- DATA EXTRACT
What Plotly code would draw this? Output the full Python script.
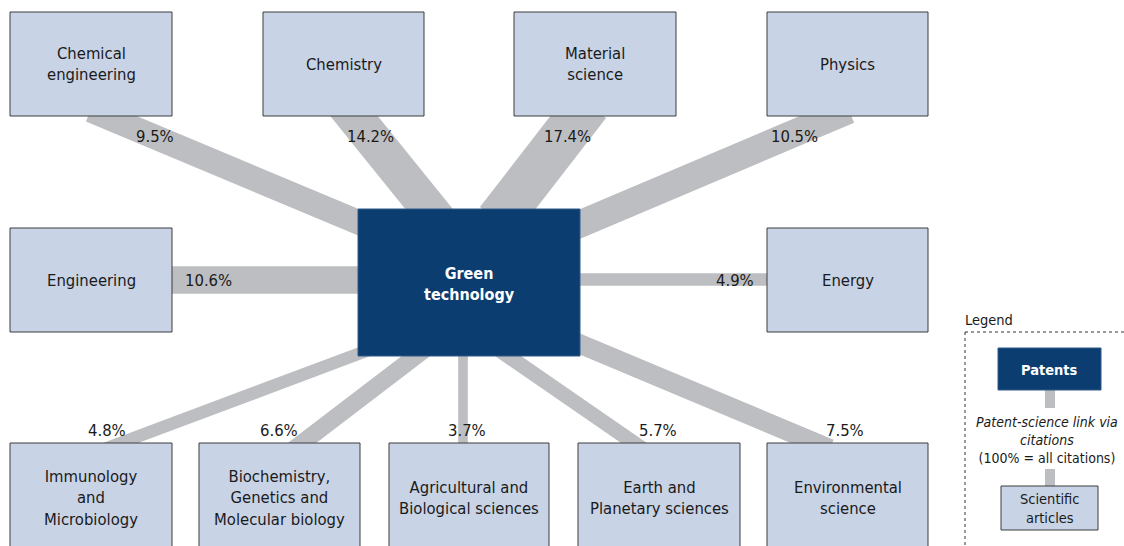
import numpy as np
import plotly.graph_objects as go

# ---------------- data ----------------
fields = ["Chemical<br>engineering", "Chemistry", "Material<br>science", "Physics",
          "Engineering", "Energy",
          "Immunology<br>and<br>Microbiology", "Biochemistry,<br>Genetics and<br>Molecular biology",
          "Agricultural and<br>Biological sciences", "Earth and<br>Planetary sciences",
          "Environmental<br>science"]
shares = [9.5, 14.2, 17.4, 10.5, 10.6, 4.9, 4.8, 6.6, 3.7, 5.7, 7.5]
share_labels = [f"{v:.1f}%" for v in shares]
center_label = "<b>Green<br>technology</b>"

# ---------------- layout (pixel space) ----------------
# boxes: x0, y0, x1, y1
boxes = [(10, 12, 172, 116), (263, 12, 424, 116), (514, 12, 676, 116), (767, 12, 928, 116),
         (10, 228, 172, 332), (767, 228, 928, 332),
         (10, 443, 172, 548), (199, 443, 360, 548), (389, 443, 549, 548),
         (578, 443, 740, 548), (767, 443, 928, 548)]
center_box = (358, 209, 580, 356)
# band anchors: (source point, center-box point)
anchors = [((104.5, 116), (358, 222)), ((354, 116), (429, 209)), ((579, 116), (507, 209)),
           ((835, 116), (580, 224)),
           ((172, 280), (358, 280)), ((767, 279.5), (580, 279.5)),
           ((120.5, 443), (358, 354)), ((302, 443), (416, 356)), ((463, 443), (463, 356)),
           ((634, 443), (508, 356)), ((816, 443), (580, 344))]
label_pos = [(155, 136), (370, 136), (567, 136), (794, 136),
             (208, 280), (735, 280),
             (107, 430), (279, 430), (467, 430), (658, 430), (845, 430)]
PX_PER_PCT = 2.6

FONT = "DejaVu Sans Condensed, Liberation Sans Narrow, sans-serif"
BAND = "#bdbec1"
BOXF = "#c8d3e6"
BOXL = "#3c3c3c"
DARK = "#0b3d70"
TXT = "#1a1a1a"

fig = go.Figure()

for (s, t), v in zip(anchors, shares):
    s = np.array(s, float); t = np.array(t, float)
    d = (t - s) / np.linalg.norm(t - s)
    p0 = s - d * 15
    p1 = t + d * 15
    fig.add_trace(go.Scatter(x=[p0[0], p1[0]], y=[p0[1], p1[1]], mode="lines",
                             line=dict(color=BAND, width=v * PX_PER_PCT),
                             hoverinfo="skip", showlegend=False))

shapes = []
annotations = []
for (x0, y0, x1, y1), name in zip(boxes, fields):
    shapes.append(dict(type="rect", x0=x0, y0=y0, x1=x1, y1=y1, fillcolor=BOXF,
                       line=dict(color=BOXL, width=1), layer="above"))
    yc = (y0 + min(y1, 547)) / 2 + (2.5 if y1 > 500 else 0)
    annotations.append(dict(x=(x0 + x1) / 2, y=yc,
                            text=name, showarrow=False,
                            font=dict(family=FONT, size=16.5, color=TXT),
                            xanchor="center", yanchor="middle"))
cx0, cy0, cx1, cy1 = center_box
shapes.append(dict(type="rect", x0=cx0, y0=cy0, x1=cx1, y1=cy1, fillcolor=DARK,
                   line=dict(color="#2f5a88", width=1), layer="above"))
annotations.append(dict(x=(cx0 + cx1) / 2, y=(cy0 + cy1) / 2 + 1, text=center_label, showarrow=False,
                        font=dict(family=FONT, size=16, color="white"),
                        xanchor="center", yanchor="middle"))

for (lx, ly), lab in zip(label_pos, share_labels):
    annotations.append(dict(x=lx, y=ly, text=lab, showarrow=False,
                            font=dict(family=FONT, size=16.5, color=TXT),
                            xanchor="center", yanchor="middle"))

# ---------------- legend panel ----------------
annotations.append(dict(x=963, y=320, text="Legend", showarrow=False, xanchor="left", yanchor="middle",
                        font=dict(family=FONT, size=14.5, color=TXT)))
shapes.append(dict(type="line", x0=965, y0=332, x1=1124, y1=332, line=dict(color="#333", width=1, dash="dot")))
shapes.append(dict(type="line", x0=965, y0=332, x1=965, y1=546, line=dict(color="#333", width=1, dash="dot")))
# connectors
fig.add_trace(go.Scatter(x=[1050, 1050], y=[390, 408], mode="lines",
                         line=dict(color=BAND, width=10), hoverinfo="skip", showlegend=False))
fig.add_trace(go.Scatter(x=[1050, 1050], y=[469, 487], mode="lines",
                         line=dict(color=BAND, width=10), hoverinfo="skip", showlegend=False))
shapes.append(dict(type="rect", x0=998, y0=348, x1=1101, y1=390, fillcolor=DARK,
                   line=dict(color="#2f5a88", width=1), layer="above"))
annotations.append(dict(x=1049.5, y=370, text="<b>Patents</b>", showarrow=False,
                        font=dict(family=FONT, size=14.5, color="white")))
annotations.append(dict(x=1047, y=440, text="<i>Patent-science link via<br>citations</i><br>(100% = all citations)",
                        showarrow=False, font=dict(family=FONT, size=14, color=TXT),
                        xanchor="center", yanchor="middle"))
shapes.append(dict(type="rect", x0=1001, y0=486, x1=1098, y1=530, fillcolor=BOXF,
                   line=dict(color=BOXL, width=1), layer="above"))
annotations.append(dict(x=1049.5, y=508, text="Scientific<br>articles", showarrow=False,
                        font=dict(family=FONT, size=14.5, color=TXT)))

fig.update_layout(width=1124, height=546, autosize=False,
                  margin=dict(l=0, r=0, t=0, b=0),
                  plot_bgcolor="white", paper_bgcolor="white",
                  xaxis=dict(range=[0, 1124], visible=False, fixedrange=True),
                  yaxis=dict(range=[546, 0], visible=False, fixedrange=True),
                  shapes=shapes, annotations=annotations)
fig.write_html("out.html", config={"displayModeBar": False},
               post_script="document.body.style.margin='0';")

- INSTRUCTIONS FOR THE TASK
Copy nothing but the lines from the first one in the listing through the line with "PX_PER_PCT = 2.6", and omit the pictures.

- OUTPUT
What Plotly code would draw this? Output the full Python script.
import numpy as np
import plotly.graph_objects as go

# ---------------- data ----------------
fields = ["Chemical<br>engineering", "Chemistry", "Material<br>science", "Physics",
          "Engineering", "Energy",
          "Immunology<br>and<br>Microbiology", "Biochemistry,<br>Genetics and<br>Molecular biology",
          "Agricultural and<br>Biological sciences", "Earth and<br>Planetary sciences",
          "Environmental<br>science"]
shares = [9.5, 14.2, 17.4, 10.5, 10.6, 4.9, 4.8, 6.6, 3.7, 5.7, 7.5]
share_labels = [f"{v:.1f}%" for v in shares]
center_label = "<b>Green<br>technology</b>"

# ---------------- layout (pixel space) ----------------
# boxes: x0, y0, x1, y1
boxes = [(10, 12, 172, 116), (263, 12, 424, 116), (514, 12, 676, 116), (767, 12, 928, 116),
         (10, 228, 172, 332), (767, 228, 928, 332),
         (10, 443, 172, 548), (199, 443, 360, 548), (389, 443, 549, 548),
         (578, 443, 740, 548), (767, 443, 928, 548)]
center_box = (358, 209, 580, 356)
# band anchors: (source point, center-box point)
anchors = [((104.5, 116), (358, 222)), ((354, 116), (429, 209)), ((579, 116), (507, 209)),
           ((835, 116), (580, 224)),
           ((172, 280), (358, 280)), ((767, 279.5), (580, 279.5)),
           ((120.5, 443), (358, 354)), ((302, 443), (416, 356)), ((463, 443), (463, 356)),
           ((634, 443), (508, 356)), ((816, 443), (580, 344))]
label_pos = [(155, 136), (370, 136), (567, 136), (794, 136),
             (208, 280), (735, 280),
             (107, 430), (279, 430), (467, 430), (658, 430), (845, 430)]
PX_PER_PCT = 2.6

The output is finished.